Minneapolis police routinely used excessive force, US justice department finds
- Published
The Minneapolis Police Department engaged in a pattern of discrimination against black and Native American people and routinely resorted to "excessive force", a report has found.
The US Department of Justice report says that problems within the MPD "made what happened to George Floyd possible".
The death of Floyd at the hands of police sparked mass protests in 2020.
The investigation was launched a day after the trial of his killer.
US Attorney General Merrick Garland said the department's conduct uncovered in the report "is deeply disturbing, and it erodes the community's trust in law enforcement".
Following the investigations, the city has agreed to negotiate an agreement, known as a consent decree, with the justice department on reforming its police department.
Footage of Floyd's fateful arrest - his neck area was pinned under the knee of convicted ex-officer Derek Chauvin for more than nine minutes - led to racial justice protests nationwide.
The 46-year-old black man was arrested on 25 May 2020 on suspicion of using a counterfeit $20 bill to pay for cigarettes at a corner store in Minneapolis, Minnesota.
"As I told George Floyd's family this morning, his death has had an irrevocable impact on the Minneapolis community, on our country, and the world," Mr Garland said on Friday, as he announced the findings of the federal investigation.
The justice department opened a civil rights investigation into the city's police department in April 2021, one day after Chauvin was convicted of murder and manslaughter.
Three other officers have also since been convicted on federal charges for their roles in the arrest.
The 92-page report concluded that for years city police "used dangerous techniques and weapons against people who committed at most a petty offense and sometimes no offense at all".
It also claimed the MPD had "patrolled neighbourhoods differently based on their racial composition and discriminated based on race when searching, handcuffing, or using force against people during stops".
The report further alleges that the city of Minneapolis sent officers to behavioural health-related emergency calls "even when a law enforcement response was not appropriate or necessary, sometimes with tragic results".
Findings from the report are based on a review of city-provided documents, police incident files and body-camera footage, as well as conversations with officers and local residents.
"Now things have to be different.
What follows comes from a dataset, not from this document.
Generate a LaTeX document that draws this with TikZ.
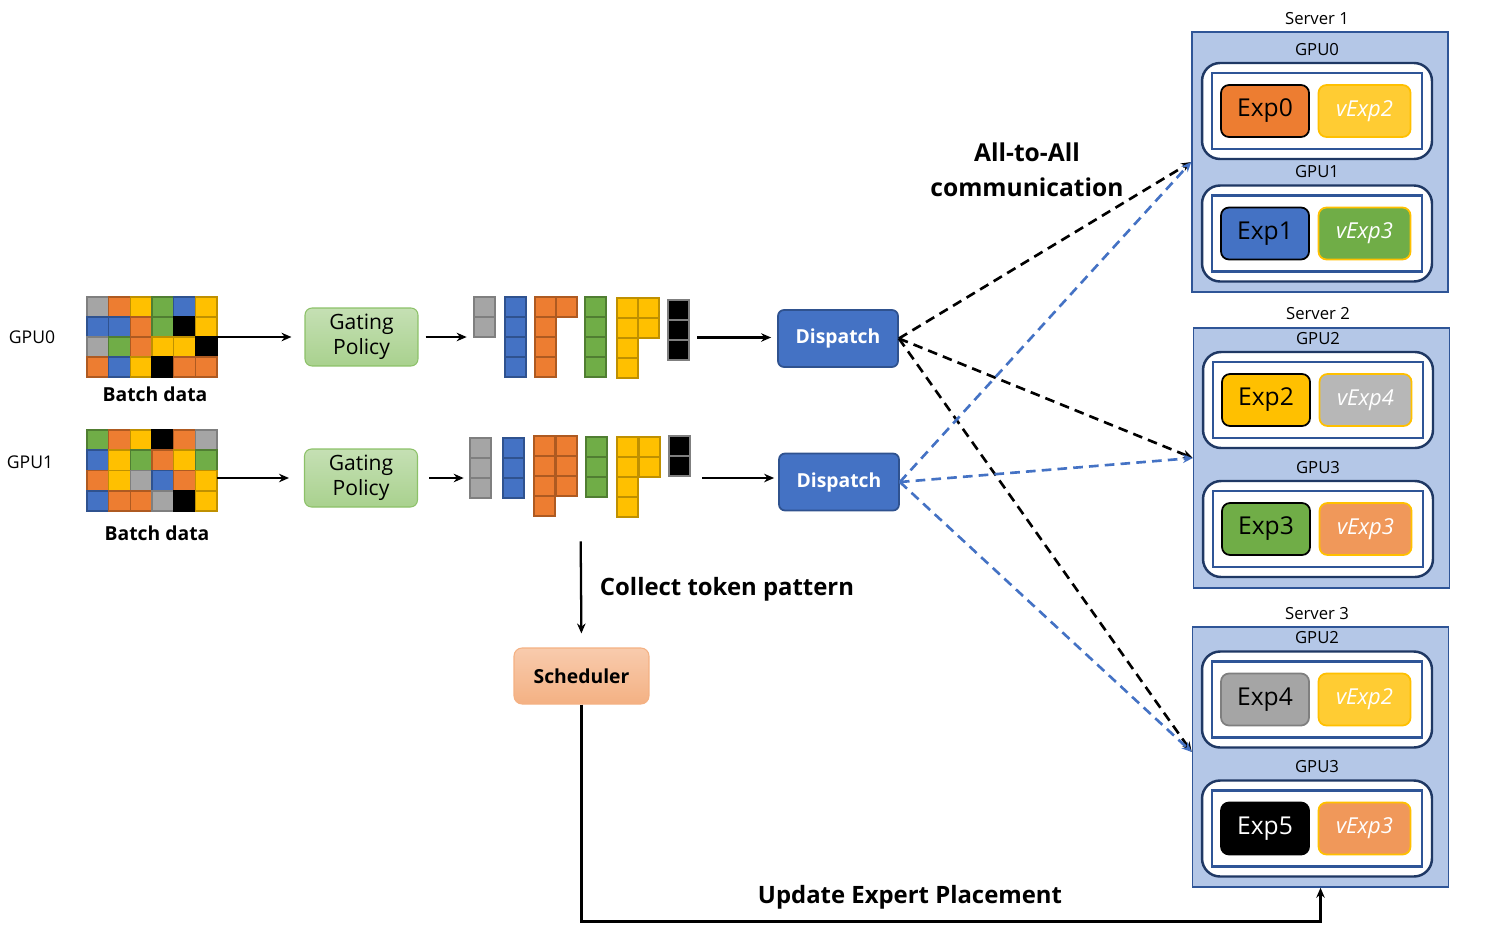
\documentclass[tikz,border=0pt]{standalone}
\usepackage{fontspec}
\setmainfont{Open Sans}
\usetikzlibrary{arrows.meta}

\begin{document}
\begin{tikzpicture}[x=0.02cm, y=-0.02cm,
  cell/.style={fill=c#1, draw=c#1D, line width=0.9pt},
  gatebox/.style={draw=cGateD, line width=0.6pt, top color=cGateT, bottom color=cGateB, rounded corners=0.14cm,
    minimum width=2.26cm, minimum height=1.16cm, align=center, font=\fontsize{12}{14.5}\selectfont},
  dispbox/.style={draw=cBlD, fill=cBl, line width=1pt, rounded corners=0.12cm, minimum width=2.4cm,
    minimum height=1.14cm, text=white, font=\fontsize{11}{13}\selectfont\bfseries},
  schedbox/.style={draw=cSchB, line width=0.6pt, top color=cSchT, bottom color=cSchB, rounded corners=0.16cm,
    minimum width=2.7cm, minimum height=1.12cm, font=\fontsize{11}{13}\selectfont\bfseries},
  server/.style={draw=cSrvD, fill=cSrv, line width=0.9pt, minimum width=5.12cm, minimum height=5.2cm},
  gpubox/.style={draw=cNavy, fill=white, line width=1.4pt, rounded corners=0.36cm, minimum width=4.6cm, minimum height=1.92cm},
  gpuin/.style={draw=cSrvD, line width=1.4pt, minimum width=4.2cm, minimum height=1.52cm},
  exp/.style={fill=c#1, draw=c#1E, text=c#1T, line width=1pt, rounded corners=0.16cm, minimum width=1.76cm,
    minimum height=1.04cm, font=\fontsize{14}{16}\selectfont},
  vexp/.style={fill=cV#1, draw=cYe, text=white, line width=1pt, rounded corners=0.16cm, minimum width=1.84cm,
    minimum height=1.04cm, font=\fontsize{12.5}{14}\selectfont\itshape},
  flow/.style={->, >={Stealth[length=0.2cm, width=0.17cm]}, line width=1.3pt},
  a2a/.style={->, >={Stealth[length=0.2cm, width=0.17cm]}, line width=1.5pt, dash pattern=on 5.5pt off 3.5pt},
  lbl/.style={font=\fontsize{9.5}{11}\selectfont},
  big/.style={font=\fontsize{13.6}{17}\selectfont\bfseries}]
  % Define token and box colors
  \definecolor{cOr}{HTML}{ED7D31} \definecolor{cOrD}{HTML}{AE5A21}
  \definecolor{cYe}{HTML}{FFC000} \definecolor{cYeD}{HTML}{BF9000}
  \definecolor{cGn}{HTML}{70AD47} \definecolor{cGnD}{HTML}{507E32}
  \definecolor{cBl}{HTML}{4472C4} \definecolor{cBlD}{HTML}{2F528F}
  \definecolor{cGr}{HTML}{A5A5A5} \definecolor{cGrD}{HTML}{7F7F7F}
  \colorlet{cBk}{black} \colorlet{cBkD}{black}
  \colorlet{cBx}{black} \colorlet{cBxD}{cGrD}
  \definecolor{cGateT}{HTML}{C5E0B4} \definecolor{cGateB}{HTML}{A9D18E} \definecolor{cGateD}{HTML}{8CC168}
  \definecolor{cSchT}{HTML}{F8CBAD} \definecolor{cSchB}{HTML}{F4B183}
  \definecolor{cSrv}{HTML}{B4C7E7} \definecolor{cSrvD}{HTML}{2F5597} \definecolor{cNavy}{HTML}{1F3864}
  \definecolor{cVYe}{HTML}{FFCC33} \definecolor{cVGn}{HTML}{70AD47}
  \definecolor{cVGr}{HTML}{B7B7B7} \definecolor{cVOr}{HTML}{F0985A}
  \colorlet{cOrE}{black} \colorlet{cBlE}{black} \colorlet{cYeE}{black}
  \colorlet{cGnE}{black} \colorlet{cGrE}{cGrD} \colorlet{cBkE}{black}
  \colorlet{cOrT}{black} \colorlet{cBlT}{black} \colorlet{cYeT}{black}
  \colorlet{cGnT}{black} \colorlet{cGrT}{black} \colorlet{cBkT}{white}

  \useasboundingbox (0,0) rectangle (1490,946);

  % GPU names on the left
  \node[font=\fontsize{10}{12}\selectfont] (gpu0) at (32,337) {GPU0};
  \node[font=\fontsize{10}{12}\selectfont] (gpu1) at (30,462) {GPU1};

  % Batch data grids
  \node[minimum width=2.6cm, minimum height=1.6cm, inner sep=0] (batch0) at (152,337) {};
  \foreach \row [count=\r from 0] in {{Gr,Or,Ye,Gn,Bl,Ye},{Bl,Bl,Or,Gn,Bk,Ye},{Gr,Gn,Or,Ye,Ye,Bk},{Or,Bl,Ye,Bk,Or,Or}}
    \foreach \c [count=\k from 0] in \row
      \draw[cell=\c] ({87+\k*21.67},{297+\r*20}) rectangle +(21.67,20);
  \node[minimum width=2.6cm, minimum height=1.62cm, inner sep=0] (batch1) at (152,470.5) {};
  \foreach \row [count=\r from 0] in {{Gn,Or,Ye,Bk,Or,Gr},{Bl,Ye,Gn,Or,Ye,Gn},{Or,Ye,Gr,Bl,Or,Ye},{Bl,Or,Or,Gr,Bk,Ye}}
    \foreach \c [count=\k from 0] in \row
      \draw[cell=\c] ({87+\k*21.67},{430+\r*20.25}) rectangle +(21.67,20.25);
  \node[font=\fontsize{11}{13}\selectfont\bfseries] (bd0) at (155,394) {Batch data};
  \node[font=\fontsize{11}{13}\selectfont\bfseries] (bd1) at (157,533) {Batch data};

  % Gating
  \node[gatebox] (gate0) at (361.5,337) {Gating\\Policy};
  \node[gatebox] (gate1) at (361,478) {Gating\\Policy};

  % Tokens sorted per expert
  \node[minimum width=4.34cm, minimum height=1.62cm, inner sep=0] (tok0) at (581.5,337.5) {};
  \foreach \x/\y/\n/\c in {474/297/2/Gr, 505/297/4/Bl, 535/297/4/Or, 556/297/1/Or, 585/297/4/Gn,
                           617/298/4/Ye, 638/298/2/Ye, 668/300/3/Bx}
    \foreach \k in {1,...,\n}
      \draw[cell=\c] (\x,{\y+(\k-1)*20}) rectangle +(21,20);
  \node[minimum width=4.42cm, minimum height=1.62cm, inner sep=0] (tok1) at (580.5,476.5) {};
  \foreach \x/\y/\n/\c in {470/438/3/Gr, 503/438/3/Bl, 534/436/4/Or, 556/436/3/Or, 586/437/3/Gn,
                           617/437/4/Ye, 639/437/2/Ye, 669/436/2/Bx}
    \foreach \k in {1,...,\n}
      \draw[cell=\c] (\x,{\y+(\k-1)*20}) rectangle +(21,20);

  % Dispatch
  \node[dispbox] (disp0) at (838,338.5) {Dispatch};
  \node[dispbox] (disp1) at (839,482) {Dispatch};

  % Flow arrows
  \draw[flow, shorten >=0.26cm] (batch0.east) -- (gate0.west);
  \draw[flow, shorten >=0.3cm] (batch1.east |- gate1.west) -- (gate1.west);
  \draw[flow, shorten <=0.14cm, shorten >=0.12cm] (gate0.east) -- (tok0.west |- gate0.east);
  \draw[flow, shorten <=0.22cm, shorten >=0.12cm] (gate1.east) -- (tok1.west |- gate1.east);
  \draw[flow, shorten <=0.14cm, shorten >=0.12cm] (tok0.east) -- (disp0.west |- tok0.east);
  \draw[flow, shorten <=0.22cm, shorten >=0.08cm] (tok1.east |- gate1.east) -- (disp1.west |- gate1.east);

  % Servers
  \node[server] (srv1) at (1320,162) {};
  \node[server] (srv2) at (1321.5,458) {};
  \node[server] (srv3) at (1320.5,757) {};
  \node[lbl] (srv1lbl) at (1317,19) {Server 1};
  \node[lbl] (srv2lbl) at (1318,314) {Server 2};
  \node[lbl] (srv3lbl) at (1317,614) {Server 3};

  % GPUs with their experts
  \foreach \g/\sx/\y/\lbl/\e/\ec/\v/\vc in {
      g0/1317/111/GPU0/Exp0/Or/vExp2/Ye, g1/1317/233.5/GPU1/Exp1/Bl/vExp3/Gn,
      g2/1318/400/GPU2/Exp2/Ye/vExp4/Gr, g3/1318/529/GPU3/Exp3/Gn/vExp3/Or,
      g4/1317/699.5/GPU2/Exp4/Gr/vExp2/Ye, g5/1317/828.5/GPU3/Exp5/Bk/vExp3/Or} {
    \node[gpubox] (\g) at (\sx,\y) {};
    \node[gpuin] (\g-in) at (\g) {};
    \node[exp=\ec] (\g-e) at ({\sx-52},\y) {\e};
    \node[vexp=\vc] (\g-v) at ({\sx+47.5},\y) {\v};
    \node[lbl] (\g-lbl) at (\sx,{\y-61.5}) {\lbl};
  }

  % All-to-All communication
  \draw[a2a] (disp0.east) -- (srv1.west);
  \draw[a2a] (disp0.east) -- (srv2.west);
  \draw[a2a] (disp0.east) -- ([yshift=0.1cm]srv3.west);
  \draw[a2a, draw=cBl] (disp1.east) -- (srv1.west);
  \draw[a2a, draw=cBl] (disp1.east) -- (srv2.west);
  \draw[a2a, draw=cBl] (disp1.east) -- ([yshift=0.1cm]srv3.west);
  \node[big, font=\fontsize{14}{20}\selectfont\bfseries, align=center] (a2albl) at (1027,170) {All-to-All\\communication};

  % Scheduler loop
  \node[schedbox] (sched) at (581.5,676) {Scheduler};
  \draw[flow, shorten <=0.48cm, shorten >=0.28cm] (tok1.south) -- (sched.north);
  \node[big] (collect) at (727,589) {Collect token pattern};
  \draw[flow] (sched.south) -- ++(0,217) -| (srv3.south);
  \node[big] (update) at (910,897) {Update Expert Placement};
\end{tikzpicture}
\end{document}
Now things have to change," the city's mayor Jacob Frey said Friday, standing alongside Mr Garland.
The federal consent decree, overseen by a federal judge, will follow the progress of reforms mandated for MPD by the government.
Several police departments in other cities - including Seattle, Washington and Oakland, California - already operate under consent decrees over alleged civil rights violations of their own.
Such court-enforced oversight was also recommended earlier this year in Louisville, Kentucky, following an investigation into the fatal shooting of Breonna Taylor.